Does Wolbachia really grow inside Saccharomyces?


Obligate intracellularity is a bit like unculturability – dogma that was popular decades ago but is now being questioned given advances in our technology and methodologies for cultivation. Who wouldn’t be inspired by the recent ability to cultivate Coxiella or Hamiltonella? Remember the 99.9% uncultivable microbes? Many studies (here and here, for example) have revealed that it was our methods - the media conditions - that limited our ability to culture many microbes. Yet, for my favorite bacterium, Wolbachia pipientis, obligate intracellularity is like a badge of honor (or shame!); I cannot tell you how many times I’ve written obligate intracellular in grant proposals and manuscripts to describe the bug. Wolbachia, you see, is part of the ancient intracellular Rickettsiales clade - including Ehrlichia, Anaplasma, Rickettsia, and none of these microbes have been cultivated outside of host cells. They have reduced genomes and generally infect arthropods - although sometimes the pathogenic species cause trouble in vertebrates. 

Therefore, I was quite surprised by a recent publication in MicrobiologyOpen with the following bold result: Wolbachia strain wAlbB grows inside Saccharomyces cerevisiae. It is an astonishing claim that Wolbachia can make its way inside the yeast cell (past the cell wall) much less grow inside. It seems that all the authors had to do was spin a Wolbachia preparation (from infected Aa23 cells) onto yeast cells (strain W303) and wait while the magic occurred. The only special ingredients they added to their media was ferric citrate and FBS (1%). I have asked the authors to send me their strain, and it may be on the way but the authors feared the Wolbachia infection would be lost in the mail. Therefore, I've tried to replicate their inoculation here.
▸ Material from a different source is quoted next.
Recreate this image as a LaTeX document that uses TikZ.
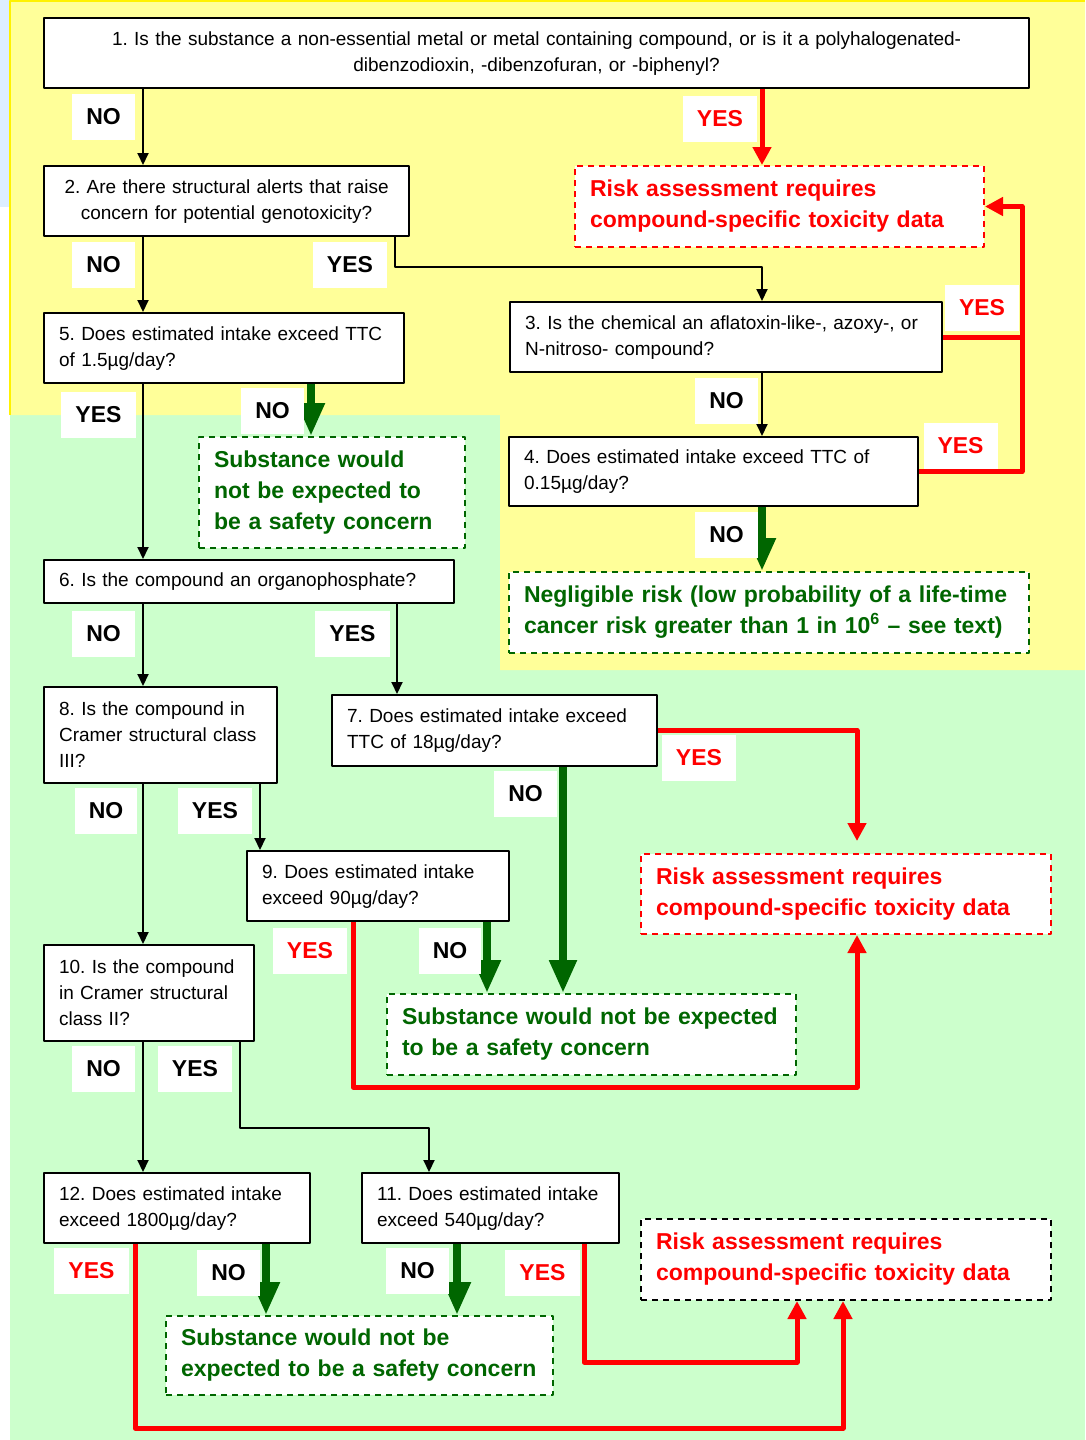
\documentclass[tikz,border=0pt]{standalone}
\usepackage{fontspec}
\setmainfont{Liberation Sans}
\usetikzlibrary{arrows.meta}
\frenchspacing

\definecolor{bgyellow}{RGB}{255,255,153}
\definecolor{bggreen}{RGB}{204,255,204}
\definecolor{bgblue}{RGB}{221,238,255}
\definecolor{dkgreen}{RGB}{0,102,0}

\begin{document}
\begin{tikzpicture}[x=1pt, y=-1pt, line join=round,
    qbox/.style={draw, line width=2.2pt, fill=white, anchor=north west,
        align=left, inner xsep=15pt, inner ysep=0pt,
        font=\fontsize{19}{26}\selectfont},
    outbox/.style={draw, line width=2pt, dash pattern=on 6pt off 5pt,
        fill=white, anchor=north west, align=left, inner xsep=15pt,
        inner ysep=0pt, font=\fontsize{23}{31}\selectfont\bfseries},
    redbox/.style={outbox, draw=red, text=red},
    grnbox/.style={outbox, draw=dkgreen, text=dkgreen},
    blkbox/.style={outbox, draw=black, text=red},
    lbl/.style={fill=white, minimum height=46pt, inner xsep=14pt,
        inner ysep=0pt, font=\fontsize{23}{26}\selectfont\bfseries},
    redlbl/.style={lbl, text=red},
    arr/.style={line width=2pt, -{Triangle[length=12pt, width=11pt]}},
    redln/.style={draw=red, line width=5pt},
    redarr/.style={redln, -{Triangle[length=18pt, width=18pt]}},
    grnarr/.style={draw=dkgreen, line width=8pt,
        -{Triangle[length=33pt, width=26pt]}}]

    \useasboundingbox (0,0) rectangle (1085,1440);

    % Background
    \fill[bgblue] (0,0) rectangle (10,207);
    \fill[bggreen] (10,415) rectangle (1085,1440);
    \fill[bgyellow]
        (10,0) -- (1085,0) -- (1085,670) -- (500,670) -- (500,415) -- (10,415) -- cycle;
    \draw[yellow, line width=1.5pt] (10,415) -- (10,0.75) -- (1085,0.75);

    % Questions
    \node[qbox, align=center, text width=955pt, minimum height=70pt] (q1) at (43,17)
        {1. Is the substance a non-essential metal or metal containing compound, or is it a polyhalogenated-\\dibenzodioxin, -dibenzofuran, or -biphenyl?};
    \node[qbox, align=center, text width=335pt, minimum height=70pt] (q2) at (43,165)
        {2. Are there structural alerts that raise\\concern for potential genotoxicity?};
    \node[qbox, text width=402pt, minimum height=70pt] (q3) at (509,301)
        {3. Is the chemical an aflatoxin-like-, azoxy-, or\\N-nitroso- compound?};
    \node[qbox, text width=379pt, minimum height=69pt] (q4) at (508,436)
        {4. Does estimated intake exceed TTC of\\0.15µg/day?};
    \node[qbox, text width=330pt, minimum height=70pt] (q5) at (43,312)
        {5. Does estimated intake exceed TTC\\of 1.5µg/day?};
    \node[qbox, text width=380pt, minimum height=43pt] (q6) at (43,559)
        {6. Is the compound an organophosphate?};
    \node[qbox, text width=295pt, minimum height=71pt] (q7) at (331,694)
        {7. Does estimated intake exceed\\TTC of 18µg/day?};
    \node[qbox, text width=203pt, minimum height=96pt] (q8) at (43,686)
        {8. Is the compound in\\Cramer structural class\\III?};
    \node[qbox, text width=232pt, minimum height=70pt] (q9) at (246,850)
        {9. Does estimated intake\\exceed 90µg/day?};
    \node[qbox, text width=180pt, minimum height=96pt] (q10) at (43,944)
        {10. Is the compound\\in Cramer structural\\class II?};
    \node[qbox, text width=227pt, minimum height=70pt] (q11) at (361,1172)
        {11. Does estimated intake\\exceed 540µg/day?};
    \node[qbox, text width=236pt, minimum height=70pt] (q12) at (43,1172)
        {12. Does estimated intake\\exceed 1800µg/day?};

    % Outcomes
    \node[redbox, text width=379pt, minimum height=81pt] (r1) at (574,165)
        {Risk assessment requires\\compound-specific toxicity data};
    \node[redbox, text width=380pt, minimum height=80pt] (r2) at (640,853)
        {Risk assessment requires\\compound-specific toxicity data};
    \node[blkbox, text width=380pt, minimum height=81pt] (r3) at (640,1218)
        {Risk assessment requires\\compound-specific toxicity data};
    \node[grnbox, text width=236pt, minimum height=111pt] (g1) at (198,436)
        {Substance would\\not be expected to\\be a safety concern};
    \node[grnbox, text width=490pt, minimum height=81pt] (n1) at (508,571)
        {Negligible risk (low probability of a life-time\\cancer risk greater than 1 in 10\textsuperscript{6} -- see text)};
    \node[grnbox, text width=379pt, minimum height=81pt] (g2) at (386,993)
        {Substance would not be expected\\to be a safety concern};
    \node[grnbox, text width=357pt, minimum height=79pt] (g3) at (165,1315)
        {Substance would not be\\expected to be a safety concern};

    % Columns and bends
    \coordinate (xa) at (143,0);
    \coordinate (xb) at (762,0);
    \coordinate (xr) at (1022,0);
    \coordinate (x5n) at (311,0);
    \coordinate (x6y) at (397,0);
    \coordinate (x7n) at (563,0);
    \coordinate (x7y) at (857,0);
    \coordinate (x8y) at (260,0);
    \coordinate (x9n) at (487,0);
    \coordinate (x11) at (429,0);
    \coordinate (x11n) at (457,0);
    \coordinate (x12n) at (266,0);
    \coordinate (x3a) at (797,0);
    \coordinate (x3b) at (843,0);
    \coordinate (k23) at (395,267);
    \coordinate (k9) at (353,1087);
    \coordinate (k10) at (240,1128);
    \coordinate (k11) at (584,1362);
    \coordinate (k12) at (135,1428);

    % Connectors
    \draw[arr] (q1.south -| xa) -- (q2.north -| xa);
    \draw[redarr] (q1.south -| xb) -- (r1.north -| xb);
    \draw[arr] (q2.south -| xa) -- (q5.north -| xa);
    \draw[arr] (q2.south -| k23) -- (k23) -| (q3.north -| xb);
    \draw[arr] (q3.south -| xb) -- (q4.north -| xb);
    \draw[redln] (q3.east) -- (q3.east -| xr);
    \draw[redarr] (q4.east) -| (xr |- r1.east) -- (r1.east);
    \draw[grnarr] (q4.south -| xb) -- (n1.north -| xb);
    \draw[arr] (q5.south -| xa) -- (q6.north -| xa);
    \draw[grnarr] (q5.south -| x5n) -- (g1.north -| x5n);
    \draw[arr] (q6.south -| xa) -- (q8.north -| xa);
    \draw[arr] (q6.south -| x6y) -- (q7.north -| x6y);
    \draw[redarr, shorten >=12pt] (q7.east) -| (r2.north -| x7y);
    \draw[grnarr] (q7.south -| x7n) -- (g2.north -| x7n);
    \draw[arr] (q8.south -| xa) -- (q10.north -| xa);
    \draw[arr] (q8.south -| x8y) -- (q9.north -| x8y);
    \draw[redarr] (q9.south -| k9) -- (k9) -| (r2.south -| x7y);
    \draw[grnarr] (q9.south -| x9n) -- (g2.north -| x9n);
    \draw[arr] (q10.south -| xa) -- (q12.north -| xa);
    \draw[arr] (q10.south -| k10) -- (k10) -| (q11.north -| x11);
    \draw[redarr] (q12.south -| k12) -- (k12) -| (r3.south -| x3b);
    \draw[grnarr] (q12.south -| x12n) -- (g3.north -| x12n);
    \draw[grnarr] (q11.south -| x11n) -- (g3.north -| x11n);
    \draw[redarr] (q11.south -| k11) -- (k11) -| (r3.south -| x3a);

    % Labels
    \node[lbl] (l1n) at (103.5,116.5) {NO};
    \node[redlbl] (l1y) at (720,118.5) {YES};
    \node[lbl] (l2n) at (103.5,265) {NO};
    \node[lbl] (l2y) at (350,265) {YES};
    \node[redlbl] (l3y) at (982,308) {YES};
    \node[lbl] (l3n) at (726.5,401) {NO};
    \node[redlbl] (l4y) at (960.5,445.5) {YES};
    \node[lbl] (l4n) at (726.5,535) {NO};
    \node[lbl] (l5y) at (98.5,414.5) {YES};
    \node[lbl] (l5n) at (272.5,411) {NO};
    \node[lbl] (l6n) at (103.5,634) {NO};
    \node[lbl] (l6y) at (352.5,633.5) {YES};
    \node[redlbl] (l7y) at (699,758) {YES};
    \node[lbl] (l7n) at (525.5,794) {NO};
    \node[lbl] (l8n) at (106,811) {NO};
    \node[lbl] (l8y) at (215,810.5) {YES};
    \node[redlbl] (l9y) at (310,951) {YES};
    \node[lbl] (l9n) at (450,951) {NO};
    \node[lbl] (l10n) at (103.5,1069) {NO};
    \node[lbl] (l10y) at (195,1069) {YES};
    \node[redlbl] (l12y) at (91.5,1271) {YES};
    \node[lbl] (l12n) at (228.5,1273) {NO};
    \node[lbl] (l11n) at (417.5,1271) {NO};
    \node[redlbl] (l11y) at (542.5,1273) {YES};

\end{tikzpicture}
\end{document}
First, let me point out the methodological differences between what I did and what Uribe-Alvarez et al. published.
1) I isolated Wolbachia from JW18 cells, not from Aa23 cells - so I am working with wMel while they were likely working with wAlbB. This could potentially be a huge difference.
2) I did not have access to "expired human erythrocytes" but as the authors claimed ferric citrate and FBS did just as well in supplementing YPD, that is what I used.
3) I used the anti-FtsZ antibody in addition to anti-Wsp to identify replicating Wolbachia in addition to the stability of the Wsp protein.
4) I incubated my Wolbachia and Saccharomyces cocultures in broth over a period of 7 days, under elevated CO2, sampling the cocultures every few days to identify the fraction of Wolbachia that was active under three conditions: Yeast alone (Y), Wolbachia alone (W), and the coculture (B).

Figure 1. Wolbachia does not replicate in coculture with Saccharomyces cerevisiae. Three conditions (yeast alone (Y), Wolbachia alone (W), and both together (B)) were incubated at 25C, with elevated CO2, in YPD supplemented with ferric citrate and FBS as per Uribe-Alvarez et al., 2018. Control = source strain for wMel, JW18 cell lines.

Wolbachia is not actively replicating in any of these conditions as you can see from the anti-FtsZ blot. The wsp protein is membrane associated and based on these results, quite stable. In our lab we have seen wsp stick around for a month in media - not sure why it is protease resistant but the truth is that it does not make the best probe for live, dividing Wolbachia. I therefore would take the western blots in the paper with a big heaping spoonful of salt - wsp does not tell us Wolbachia are actively replicating.

But, you say, there is a lot of other evidence provided in the published paper, including qPCR of wsp and fluorescence in situ hybridization against the bacterial 16S. The images from the paper are indeed convincing - it really does look like Wolbachia is inside the yeast cells. However, in order to get the FISH probe in to the yeast, the authors would've had to make spheroplasts - something that is clearly not evident in their images - and not listed in their methods.  The authors also provide qPCR evidence of Wolbachia persistence -- but this could just as easily be extracellular DNA persisting.

You can see that I am not convinced. The claim that Wolbachia infects Saccharomyces is unbelievable and unlikely -- but that does not make it untrue. I do hope to get my Wolbachia infected yeast strain in the mail, as promised by the authors. At that point, we'll see if the infection is indeed "lost in the mail."